Nul n’est besoin de réinventer le slogan ou le logo du clan à grand coup de dépenses, le peuple le réinvente au hasard des propositions créatives et de l’adoption plus ou moins grande du groupe.

Il n’y a donc pas réellement de frais de recherche et développement (R&D) qui sont dépensés par une institution. Les frais en innovation sont répandus dans la masse. Chacun paie un minimum pour la création par itération d’un résultat créatif optimum.

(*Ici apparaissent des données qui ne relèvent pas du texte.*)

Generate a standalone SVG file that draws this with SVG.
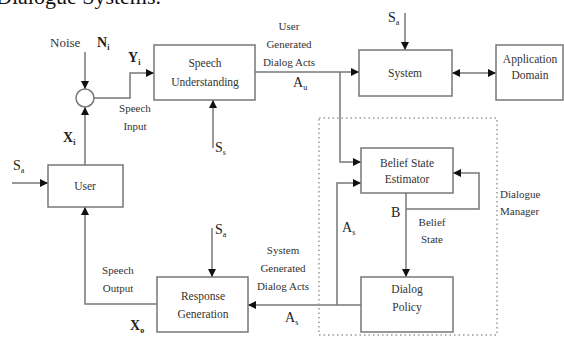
<svg xmlns="http://www.w3.org/2000/svg" width="564" height="337" viewBox="0 0 564 337">
<style>
.box{fill:#fff;stroke:#777;stroke-width:1.5}
.ln{fill:none;stroke:#777;stroke-width:1.5}
.dash{fill:none;stroke:#999;stroke-width:1.5;stroke-dasharray:1.5 3}
text{font-family:"Liberation Serif","Times New Roman",serif;fill:#333}
.bx{font-size:11.5px;text-anchor:middle}
.lb{font-size:11px;text-anchor:middle}
.sym{font-size:14px;fill:#222}
.b{font-weight:bold}
.sub{font-size:8px}
</style>
<defs>
<marker id="ah" viewBox="0 0 10 10" refX="10" refY="5" markerWidth="10" markerHeight="8" markerUnits="userSpaceOnUse" orient="auto-start-reverse">
<path d="M0,0 L10,5 L0,10 z" fill="#111"/>
</marker>
</defs>
<text x="-4" y="4" style="font-size:22px;fill:#111">Dialogue Systems.</text>

<g id="connectors">
<path class="ln" d="M85,52 V89" marker-end="url(#ah)"/>
<path class="ln" d="M85,165 V107" marker-end="url(#ah)"/>
<path class="ln" d="M94,98 H130 V73 H154" marker-end="url(#ah)"/>
<path class="ln" d="M213,148 V100" marker-end="url(#ah)"/>
<path class="ln" d="M12,183 H48" marker-end="url(#ah)"/>
<path class="ln" d="M157,304 H85 V207" marker-end="url(#ah)"/>
<path class="ln" d="M212,228 V277" marker-end="url(#ah)"/>
<path class="ln" d="M361,305 H248" marker-end="url(#ah)"/>
<path class="ln" d="M337,305 V183 H361" marker-end="url(#ah)"/>
<path class="ln" d="M406,193 V277" marker-end="url(#ah)"/>
<path class="ln" d="M406,209 H479 V173 H453" marker-end="url(#ah)"/>
<path class="ln" d="M405,13 V50" marker-end="url(#ah)"/>
<path class="ln" d="M255,72 H359" marker-end="url(#ah)"/>
<path class="ln" d="M340,72 V162 H361" marker-end="url(#ah)"/>
<path class="ln" d="M452,73 H496" marker-start="url(#ah)" marker-end="url(#ah)"/>
</g>

<g id="dialogue-manager">
<rect class="dash" x="319" y="118" width="178" height="217"/>
<text x="500" y="198" style="font-size:11px">Dialogue</text>
<text x="500" y="215" style="font-size:11px">Manager</text>
</g>

<g id="noise-sum">
<circle cx="85" cy="98" r="9" fill="#fff" stroke="#777" stroke-width="1.5"/>
</g>

<g id="speech-understanding">
<rect class="box" x="154" y="45" width="101" height="55"/>
<text class="bx" x="205" y="67">Speech</text>
<text class="bx" x="205" y="86">Understanding</text>
</g>

<g id="user">
<rect class="box" x="48" y="165" width="75" height="42"/>
<text class="bx" x="85" y="190">User</text>
</g>

<g id="response-generation">
<rect class="box" x="157" y="277" width="91" height="55"/>
<text class="bx" x="203" y="300">Response</text>
<text class="bx" x="203" y="318">Generation</text>
</g>

<g id="dialog-policy">
<rect class="box" x="361" y="277" width="92" height="55"/>
<text class="bx" x="407" y="293">Dialog</text>
<text class="bx" x="407" y="311">Policy</text>
</g>

<g id="belief-state-estimator">
<rect class="box" x="361" y="148" width="92" height="45"/>
<text class="bx" x="407" y="167">Belief State</text>
<text class="bx" x="407" y="183">Estimator</text>
</g>

<g id="system">
<rect class="box" x="359" y="50" width="93" height="46"/>
<text class="bx" x="405" y="77">System</text>
</g>

<g id="application-domain">
<rect class="box" x="496" y="45" width="67" height="55"/>
<text class="bx" x="530" y="63">Application</text>
<text class="bx" x="530" y="79">Domain</text>
</g>

<g id="labels">
<text x="50" y="47" style="font-size:13px">Noise</text>
<text x="97" y="47" class="sym b">N<tspan class="sub" dy="3">i</tspan></text>
<text x="128" y="62" class="sym b">Y<tspan class="sub" dy="3">i</tspan></text>
<text class="lb" x="135" y="112">Speech</text>
<text class="lb" x="135" y="130">Input</text>
<text x="63" y="142" class="sym b">X<tspan class="sub" dy="3">i</tspan></text>
<text x="215" y="152" class="sym">S<tspan class="sub" dy="3">s</tspan></text>
<text x="13" y="170" class="sym">S<tspan class="sub" dy="3">a</tspan></text>
<text class="lb" x="118" y="274">Speech</text>
<text class="lb" x="118" y="292">Output</text>
<text x="130" y="330" class="sym b">X<tspan class="sub" dy="3">o</tspan></text>
<text x="215" y="234" class="sym">S<tspan class="sub" dy="3">a</tspan></text>
<text class="lb" x="283" y="254">System</text>
<text class="lb" x="283" y="272">Generated</text>
<text class="lb" x="283" y="290">Dialog Acts</text>
<text x="285" y="322" class="sym">A<tspan class="sub" dy="3">s</tspan></text>
<text x="342" y="232" class="sym">A<tspan class="sub" dy="3">s</tspan></text>
<text x="391" y="217" class="sym">B</text>
<text class="lb" x="432" y="226">Belief</text>
<text class="lb" x="432" y="243">State</text>
<text class="lb" x="289" y="30">User</text>
<text class="lb" x="289" y="48">Generated</text>
<text class="lb" x="289" y="66">Dialog Acts</text>
<text x="293" y="87" class="sym">A<tspan class="sub" dy="3">u</tspan></text>
<text x="388" y="22" class="sym">S<tspan class="sub" dy="3">a</tspan></text>
</g>
</svg>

Il est aussi difficile de lancer une mise en demeure à des anonymes ou de leur flanquer une poursuite-bâillon par la gueule question de contrôler le message en le censurant.

En guise de conclusion

Il suffit de comparer les coûts importants en dépenses publicitaires d’entreprises capitalistes traditionnelles avec les exemples de regroupements anarchistes cités plus haut pour réaliser à quel point le marketing anarchique est rentable. Seul bémol, le marketing anarchique demande la mobilisation massive d’individus capables d’utiliser des modes de communication accessibles autour d’un mythe fondateur commun assez puissant pour entraîner un effet dynamique de type boule-de-neige, sans réelle fin prévisible. Ce sentiment de momentum doit être travaillé et encouragé par une certaine forme de leadership naturel et temporaire.

Pour terminer, ce non-contrôle des communications peut faire peur à l’entrepreneur et je ne le conseille surtout pas à tout le monde.